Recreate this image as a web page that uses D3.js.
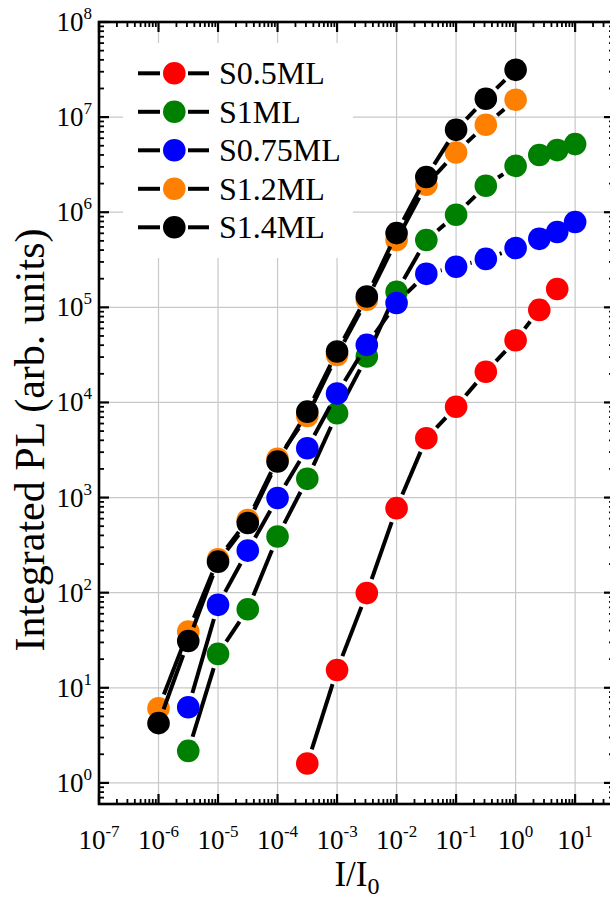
<!DOCTYPE html>
<html>
<head>
  <title>Integrated PL</title>
  <script src="https://d3js.org/d3.v7.min.js"></script>
  <style>
    body { margin: 0; background: #fff; }
    svg text { font-family: "Liberation Serif", "Times New Roman", serif; fill: #000; }
    .gridlines line { stroke: #c8c8c8; stroke-width: 1.2; }
  </style>
</head>
<body>
<div id="chart"></div>
<script>
  // series names + colours (legend order = draw order)
  const seriesNames = ["S0.5ML", "S1ML", "S0.75ML", "S1.2ML", "S1.4ML"];
  const seriesColors = ["#ff0000", "#008000", "#0000ff", "#ff8000", "#000000"];

  // I/I0 values
  const xRed = [3.16e-4, 1e-3, 3.16e-3, 1e-2, 3.16e-2, 0.1, 0.316, 1, 2.5, 5];
  const xGreenBlue = [3.16e-6, 1e-5, 3.16e-5, 1e-4, 3.16e-4, 1e-3, 3.16e-3, 1e-2, 3.16e-2, 0.1, 0.316, 1, 2.5, 5, 10];
  const xOrangeBlack = [1e-6, 3.16e-6, 1e-5, 3.16e-5, 1e-4, 3.16e-4, 1e-3, 3.16e-3, 1e-2, 3.16e-2, 0.1, 0.316, 1];

  // integrated PL values
  const yS05 = [1.6, 15.4, 99, 774, 4200, 9000, 21000, 45000, 94000, 156000];
  const yS1 = [2.17, 22.7, 67, 389, 1573, 7700, 30400, 146000, 510000, 940000, 1.9e6, 3.07e6, 4.0e6, 4.5e6, 5.2e6];
  const yS075 = [6.25, 74.5, 277, 990, 3300, 12400, 40300, 111000, 225000, 267000, 323000, 420000, 525000, 620000, 790000];
  const yS12 = [6.1, 39, 225, 580, 2560, 7200, 31600, 120000, 510000, 1.95e6, 4.25e6, 8.3e6, 1.52e7];
  const yS14 = [4.25, 31, 212, 540, 2390, 8000, 34300, 130000, 603000, 2.35e6, 7.35e6, 1.56e7, 3.14e7];

  // tick exponents
  const xTickExps = [-7, -6, -5, -4, -3, -2, -1, 0, 1];
  const yTickExps = [0, 1, 2, 3, 4, 5, 6, 7, 8];

  const seriesX = [xRed, xGreenBlue, xGreenBlue, xOrangeBlack, xOrangeBlack];
  const seriesY = [yS05, yS1, yS075, yS12, yS14];

  const width = 610;
  const height = 903;
  const plot = { left: 99, right: 614, top: 22, bottom: 804 };
  const r = 11.3;

  const svg = d3.select("#chart").append("svg")
    .attr("width", width)
    .attr("height", height);

  const xScale = d3.scaleLog().domain([1e-7, 45]).range([plot.left, plot.right]);
  const yScale = d3.scaleLog().domain([0.6, 1e8]).range([plot.bottom, plot.top]);

  const xMajor = xTickExps.map(e => Math.pow(10, e));
  const yMajor = yTickExps.map(e => Math.pow(10, e));

  // minor ticks 2..9 in each decade
  function minors(scale) {
    const [a, b] = scale.domain();
    const out = [];
    for (let e = Math.floor(Math.log10(a)); e <= Math.ceil(Math.log10(b)); e++) {
      for (let m = 2; m <= 9; m++) {
        const v = m * Math.pow(10, e);
        if (v >= a && v <= b) out.push(v);
      }
    }
    return out;
  }
  const xMinor = minors(xScale);
  const yMinor = minors(yScale);

  // gridlines
  const grid = svg.append("g").attr("class", "gridlines");
  grid.selectAll(".gx").data(xMajor).join("line")
    .attr("x1", d => xScale(d)).attr("x2", d => xScale(d))
    .attr("y1", plot.top).attr("y2", plot.bottom);
  grid.selectAll(".gy").data(yMajor).join("line")
    .attr("y1", d => yScale(d)).attr("y2", d => yScale(d))
    .attr("x1", plot.left).attr("x2", plot.right);

  // legend background hides gridlines
  svg.append("rect")
    .attr("x", 123).attr("y", 43).attr("width", 230).attr("height", 215)
    .attr("fill", "#fff");

  // frame ticks (inward on all sides)
  const ticks = svg.append("g").attr("stroke", "#000");
  function hTicks(vals, len, w) {
    vals.forEach(v => {
      const x = xScale(v);
      ticks.append("line").attr("x1", x).attr("x2", x)
        .attr("y1", plot.bottom).attr("y2", plot.bottom - len).attr("stroke-width", w);
      ticks.append("line").attr("x1", x).attr("x2", x)
        .attr("y1", plot.top).attr("y2", plot.top + len).attr("stroke-width", w);
    });
  }
  function vTicks(vals, len, w) {
    vals.forEach(v => {
      const y = yScale(v);
      ticks.append("line").attr("y1", y).attr("y2", y)
        .attr("x1", plot.left).attr("x2", plot.left + len).attr("stroke-width", w);
      ticks.append("line").attr("y1", y).attr("y2", y)
        .attr("x1", plot.right).attr("x2", plot.right - len).attr("stroke-width", w);
    });
  }
  hTicks(xMajor, 10, 2.2);
  hTicks(xMinor, 5, 1.8);
  vTicks(yMajor, 10, 2.2);
  vTicks(yMinor, 5, 1.8);

  svg.append("rect")
    .attr("x", plot.left).attr("y", plot.top)
    .attr("width", plot.right - plot.left).attr("height", plot.bottom - plot.top)
    .attr("fill", "none").attr("stroke", "#000").attr("stroke-width", 2.6);

  // tick labels 10^n
  xTickExps.forEach(e => {
    const t = svg.append("text")
      .attr("x", xScale(Math.pow(10, e)))
      .attr("y", 849)
      .attr("text-anchor", "middle")
      .attr("font-size", 27);
    t.append("tspan").text("10");
    t.append("tspan").attr("font-size", 17).attr("dy", -12).text(e);
  });
  yTickExps.forEach(e => {
    const t = svg.append("text")
      .attr("x", 92)
      .attr("y", yScale(Math.pow(10, e)) + 9)
      .attr("text-anchor", "end")
      .attr("font-size", 27);
    t.append("tspan").text("10");
    t.append("tspan").attr("font-size", 17).attr("dy", -12).text(e);
  });

  // axis titles
  const xt = svg.append("text")
    .attr("x", 357).attr("y", 886)
    .attr("text-anchor", "middle")
    .attr("font-size", 35);
  xt.append("tspan").text("I/I");
  xt.append("tspan").attr("font-size", 24).attr("dy", 8).text("0");

  svg.append("text")
    .attr("transform", "translate(44,440) rotate(-90)")
    .attr("text-anchor", "middle")
    .attr("font-size", 42)
    .text("Integrated PL (arb. units)");

  // line segments trimmed around symbols, like Origin's gap-to-symbol
  function segment(g, x1, y1, x2, y2, gap) {
    const dx = x2 - x1, dy = y2 - y1;
    const L = Math.sqrt(dx * dx + dy * dy);
    if (L <= 2 * gap) return;
    const ux = dx / L, uy = dy / L;
    g.append("line")
      .attr("x1", x1 + ux * gap).attr("y1", y1 + uy * gap)
      .attr("x2", x2 - ux * gap).attr("y2", y2 - uy * gap)
      .attr("stroke", "#000").attr("stroke-width", 4);
  }

  const dataLayer = svg.append("g");
  seriesNames.forEach((name, i) => {
    const g = dataLayer.append("g");
    const pts = seriesX[i].map((x, j) => [xScale(x), yScale(seriesY[i][j])]);
    for (let j = 0; j < pts.length - 1; j++) {
      segment(g, pts[j][0], pts[j][1], pts[j + 1][0], pts[j + 1][1], r + 3.5);
    }
    pts.forEach(p => {
      g.append("circle")
        .attr("cx", p[0]).attr("cy", p[1]).attr("r", r)
        .attr("fill", seriesColors[i]);
    });
  });

  // legend
  const legend = svg.append("g");
  seriesNames.forEach((name, i) => {
    const cy = 73.3 + i * 38.5;
    legend.append("line").attr("x1", 138).attr("x2", 160).attr("y1", cy).attr("y2", cy)
      .attr("stroke", "#000").attr("stroke-width", 4);
    legend.append("line").attr("x1", 188).attr("x2", 209).attr("y1", cy).attr("y2", cy)
      .attr("stroke", "#000").attr("stroke-width", 4);
    legend.append("circle").attr("cx", 174.3).attr("cy", cy).attr("r", r)
      .attr("fill", seriesColors[i]);
    legend.append("text").attr("x", 219).attr("y", cy + 11)
      .attr("font-size", 32).text(name);
  });
</script>
</body>
</html>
※
§ To be done
Please quote the lines of the material, beginning with the first and ending with the one that contains "4, 5, 6, 7, 8];", exactly as written and without any pictures.

§ Exercise answer
Recreate this image as a web page that uses D3.js.
<!DOCTYPE html>
<html>
<head>
  <title>Integrated PL</title>
  <script src="https://d3js.org/d3.v7.min.js"></script>
  <style>
    body { margin: 0; background: #fff; }
    svg text { font-family: "Liberation Serif", "Times New Roman", serif; fill: #000; }
    .gridlines line { stroke: #c8c8c8; stroke-width: 1.2; }
  </style>
</head>
<body>
<div id="chart"></div>
<script>
  // series names + colours (legend order = draw order)
  const seriesNames = ["S0.5ML", "S1ML", "S0.75ML", "S1.2ML", "S1.4ML"];
  const seriesColors = ["#ff0000", "#008000", "#0000ff", "#ff8000", "#000000"];

  // I/I0 values
  const xRed = [3.16e-4, 1e-3, 3.16e-3, 1e-2, 3.16e-2, 0.1, 0.316, 1, 2.5, 5];
  const xGreenBlue = [3.16e-6, 1e-5, 3.16e-5, 1e-4, 3.16e-4, 1e-3, 3.16e-3, 1e-2, 3.16e-2, 0.1, 0.316, 1, 2.5, 5, 10];
  const xOrangeBlack = [1e-6, 3.16e-6, 1e-5, 3.16e-5, 1e-4, 3.16e-4, 1e-3, 3.16e-3, 1e-2, 3.16e-2, 0.1, 0.316, 1];

  // integrated PL values
  const yS05 = [1.6, 15.4, 99, 774, 4200, 9000, 21000, 45000, 94000, 156000];
  const yS1 = [2.17, 22.7, 67, 389, 1573, 7700, 30400, 146000, 510000, 940000, 1.9e6, 3.07e6, 4.0e6, 4.5e6, 5.2e6];
  const yS075 = [6.25, 74.5, 277, 990, 3300, 12400, 40300, 111000, 225000, 267000, 323000, 420000, 525000, 620000, 790000];
  const yS12 = [6.1, 39, 225, 580, 2560, 7200, 31600, 120000, 510000, 1.95e6, 4.25e6, 8.3e6, 1.52e7];
  const yS14 = [4.25, 31, 212, 540, 2390, 8000, 34300, 130000, 603000, 2.35e6, 7.35e6, 1.56e7, 3.14e7];

  // tick exponents
  const xTickExps = [-7, -6, -5, -4, -3, -2, -1, 0, 1];
  const yTickExps = [0, 1, 2, 3, 4, 5, 6, 7, 8];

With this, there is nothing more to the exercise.